The former prime minister said China could “hardly succeed while it mistreats its own people and threatens its neighbours”. He ended his speech by urging the audience to “stay free”.
At the press conference, Abbott acknowledged he had recently visited India as an Australian government trade envoy, but said he was “here as citizen Abbott”.
He argued Australia should “intensify” naval patrols in the South China Sea, the East China Sea and the Taiwan Strait: “The best way to ensure that the conflict none of us want and would be a catastrophe for everyone [is avoided] is to let Beijing know that Taiwan has friends.”
Abbott also told reporters it was up to China to “make amends” with Australia after Beijing had taken “grievous offence at our perfectly innocent call for an impartial investigation into the Wuhan virus”.
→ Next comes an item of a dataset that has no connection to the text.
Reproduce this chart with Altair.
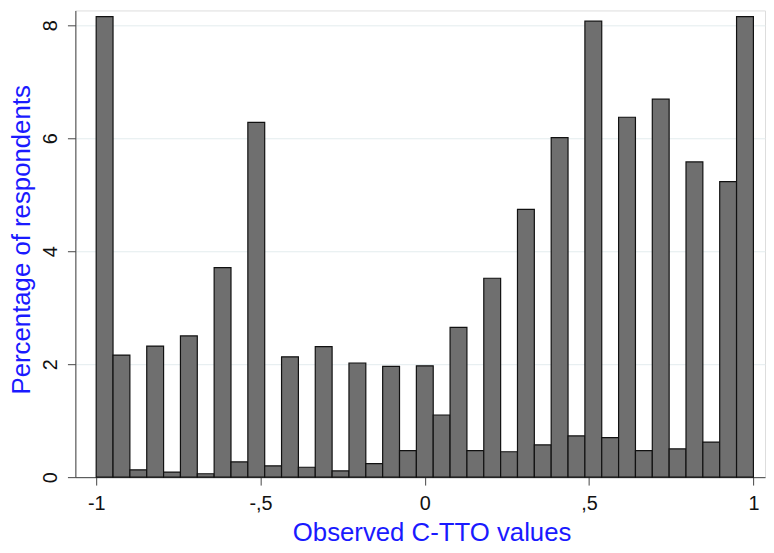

The Australian government did not use the term Wuhan virus – a term favoured by some members of the former Trump administration.
“We have no intrinsic dispute with China, but there are a lot of things where China is treating us extremely unfairly with great aggression, and it’s really up to the Chinese to stop that,” Abbott said.
A spokesman for Abbott said his trip was “privately funded” and the Australian government was not given an advance copy of his speech. “No advice was given or sought regarding the speech or the trip,” Abbott’s spokesperson said.
A spokesperson for Australia’s foreign affairs minister, Marise Payne, reiterated that Abbott travelled “in a private capacity”.
Payne said earlier that the government was committed to its one-China policy – but that did not prevent Australia from strengthening ties with Taiwan, which she described as a “leading democracy” and a “critical partner”.
“We have been concerned by tensions across the Taiwan Strait sharpening in recent months,” Payne told the ABC on Thursday. “It is clear that conflict is in no one’s interests here and we are concerned by increased air incursions by China into Taiwan’s air defence zone in the past week.”
Comment has been sought from the Chinese embassy in Canberra.